A mere three days after the U.S. Department of Labor reported a June unemployment rate of 9.2 percent — up a tick from May — Obama said the loss of jobs is proof positive that his $830-billion economic stimulus worked.
Below is a partial transcript of Obama’s revelation and the video follows:
“Now, without re-litigating the past, I am absolutely convinced and the vast majority of economists are convinced that the steps we took in the recovery act saved millions of people their jobs, or created a whole bunch of jobs. And, part of the evidence of that, as you see instances of the recovery act phasing out.”
Obama then added:
“As we’ve seen that federal support for states diminish, we’ve seen the biggest job losses in the public sector — teachers, police officers, firefighters, losing their jobs.

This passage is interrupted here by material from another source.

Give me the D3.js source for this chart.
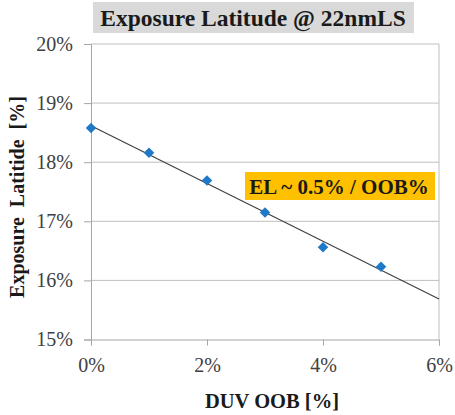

So, my strong preference would be for us to figure out ways that we can continue to provide help across the board.”
Obama then clarified he can’t implement whatever kind of “help” he wants to, as he is operating under “constraints” from the House of Representatives.
According to CNS, back in 2009 when the President signed the American Recovery and Reinvestment Act, his top economic adviser, Christina Romer, reported that the act would prevent unemployment from reaching 8 percent. Of course, we are well beyond that point now.
So is Obama just trying to spin a bad situation, or do you believe that job losses prove the President’s stimulus worked? Will the so-called “success” of the stimulus now become part of the administration’s narrative moving forward into 2012?